Vice Chair of Investments and Programs and Partner Stephanie La Loggia invests significant time and talent each year with the Girl Scouts. She believes passionately that summer camp is one of the most fun and life-changing experiences a child can have. Every summer for over 20 years, she has traveled back to camp—the same one she attended as a kid—and helped to lead the camp’s programs. She continues to be involved with camp because kids say things like, “this is the best time I ever had in my whole life.”
Here’s what she shared about summer camp 2017:
This summer I packed up my backpack, hiking boots, and Swiss army knife and headed off to camp. Camp Whispering Pines is a Girl Scout camp located on Mt. Lemmon (one of the few mountains named after a woman, Sara Lemmon). I started out my career as a camp director, and I still go back each summer for a month or, if I can swing it, two.

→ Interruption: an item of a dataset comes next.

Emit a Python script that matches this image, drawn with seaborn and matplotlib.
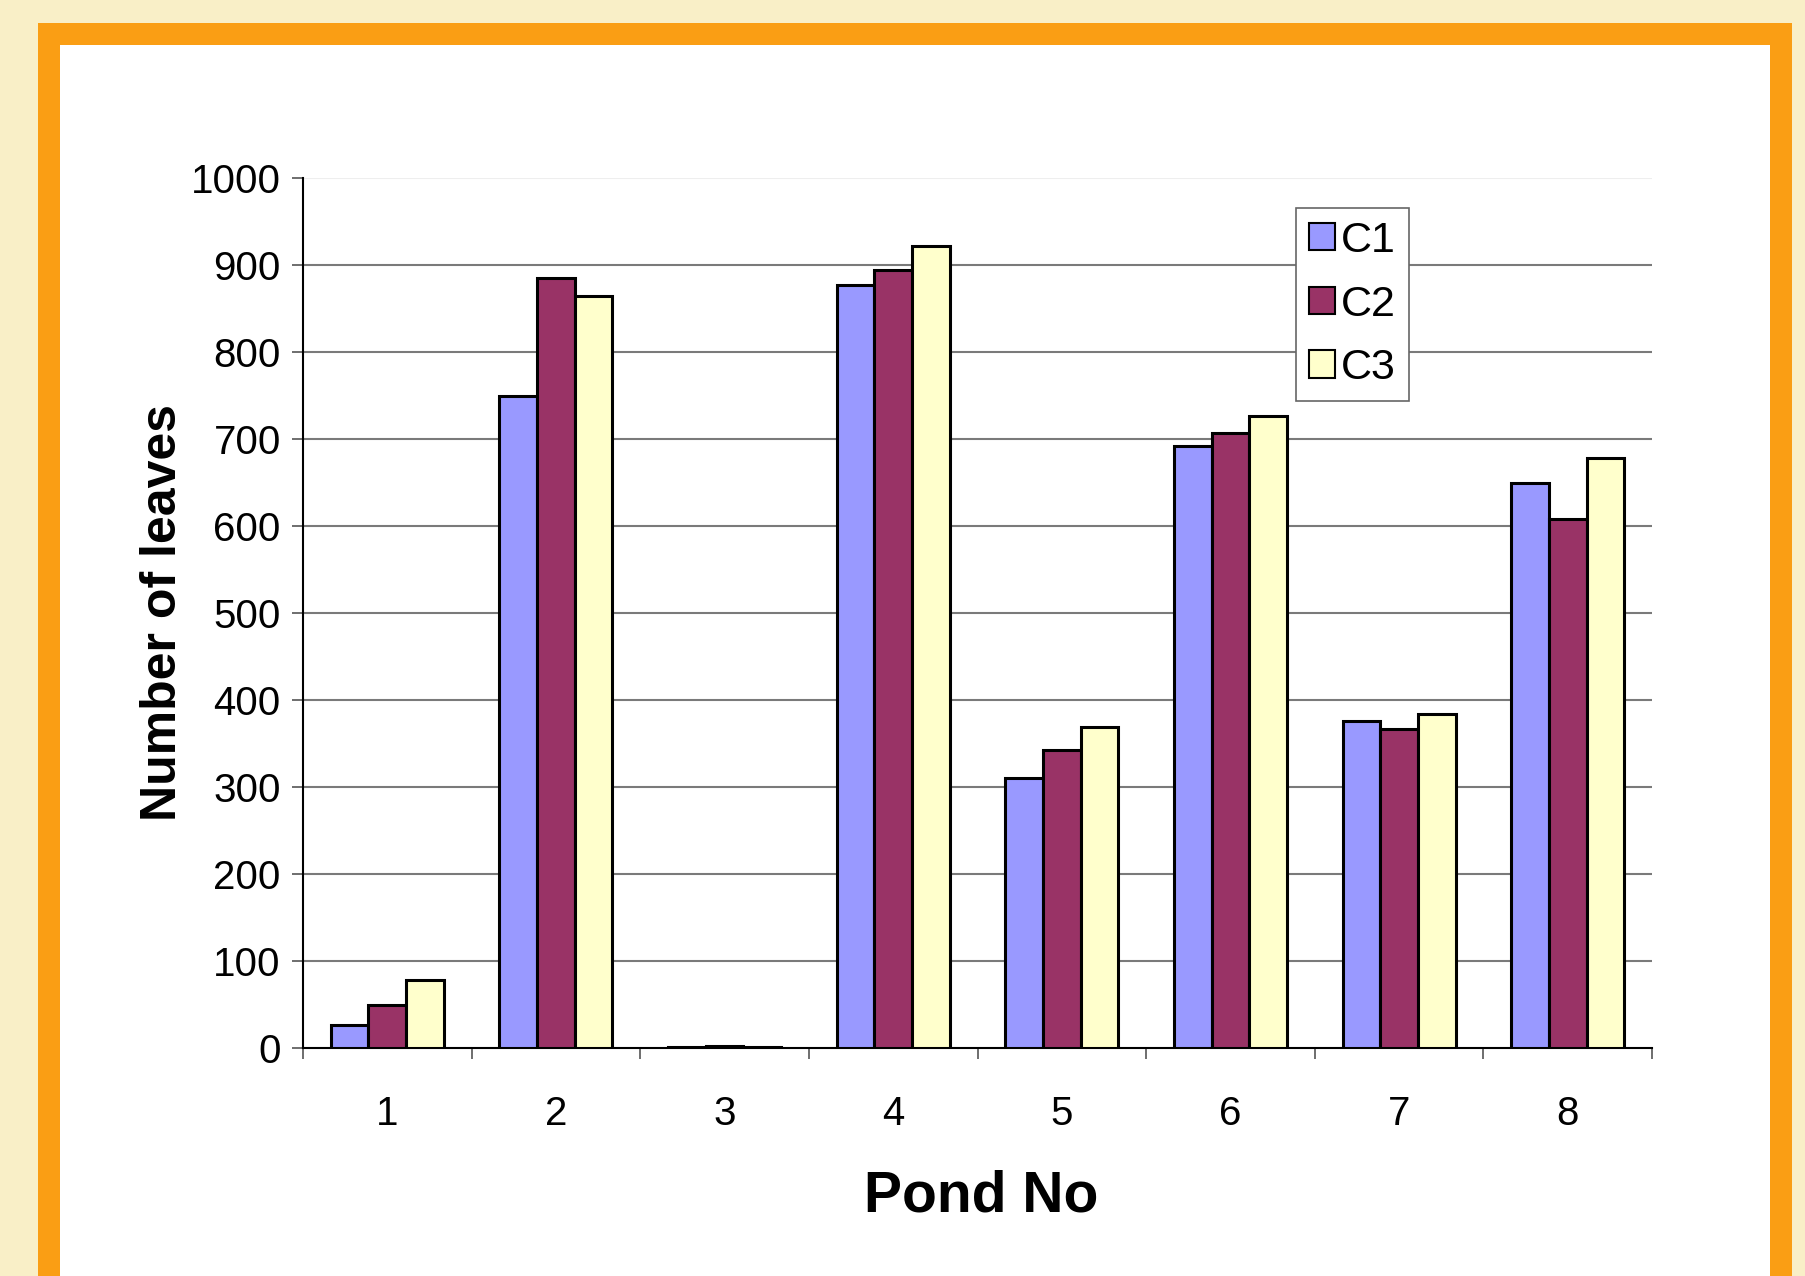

Yes, it’s fun! We have dance parties, make noodle necklaces, play elbow tag, sing funny songs, laugh at campfire skits, and hike the trails. But it’s also hard work. From the moment the 7 a.m. wakeup bell rings until we sing “Taps” and everyone heads off to bed (about 10 p.m.), I’m gluing it, piecing it, cobbling it all together: meeting with staff, talking to leaders and parents, troubleshooting issues, planning for upcoming programs, working with the kids. By the time the sun sets and the stars come out (you can see so many of them up there!), I’m tired.
I sleep in a “bungalow” at camp, an open-air cabin that has curtains instead of windows. Every night I listen to the trees whisper and the whippoorwill chirp, and there’s always something good to reflect on from the day: like the girls being so proud to complete a five mile hike up to a mountain peak (“We hiked the whole way!” “We saw 35 ladybugs and 1 horney toad.”), so happy to shoot arrows at a real archery target (“I hit a bullseye!”), so willing to test their limits, try new things, and support each other (“we wrote a skit together!”). And I can’t say there are too many things better in my life than the moment of playing my guitar around a campfire, singing with the girls. Their voices blend in so perfectly with the swaying trees and the twinkling stars.